Belarus thanked Finland for the excellent work done under very strict timelines.  Finland had tried to find new ways to adopt the programme of work beyond the core issues on the agenda, which was very helpful.  Belarus encouraged continuing efforts in that regard, which could help refresh the substantive work of the Conference.

New Zealand supported the capably drafted report which reflected different positions.  The role of the Conference was to negotiate legally binding agreements and not to engage in endless discussions on political agreements.  New Zealand would not want its support for the report to be seen as an endorsement of the ongoing discussions on the value of discussions as a possible precursor to eventual negotiations.

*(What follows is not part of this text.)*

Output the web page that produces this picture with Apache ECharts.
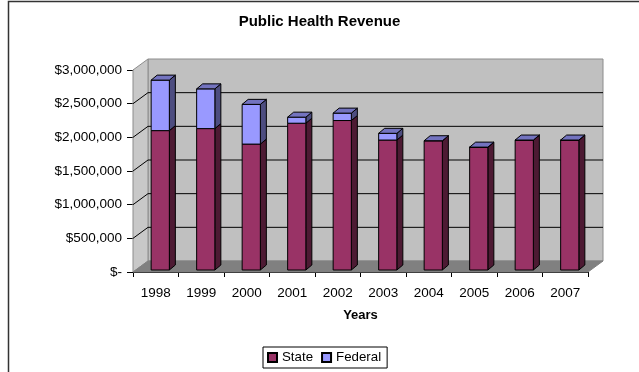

France congratulated Finland for the excellent work done and the broad consultations conducted with significant time constraints.   France fully supported the report and agreed with various conclusions in it.  If there was a consensus, different issues could be tackled within the Conference.  An agreement did not necessarily need to be legally binding but could be political, which could help create conditions for further progress. 

Italy appreciated Finland’s work on reaching the common ground to help the Conference overcome the current difficulties.  Italy fully agreed with the report’s conclusions, and was ready to take part in the consensus on adopting the report.

United Kingdom hoped that the Informal Working Group could be reestablished earlier the following year, so that negotiations could be recommenced and allowed more time.   

HENK COR VAN DER KWAST (Netherlands), President of the Conference on Disarmament, informed that the next Plenary meeting would take place on 17 August at 3 p.m, at which the Conference would take action on the report.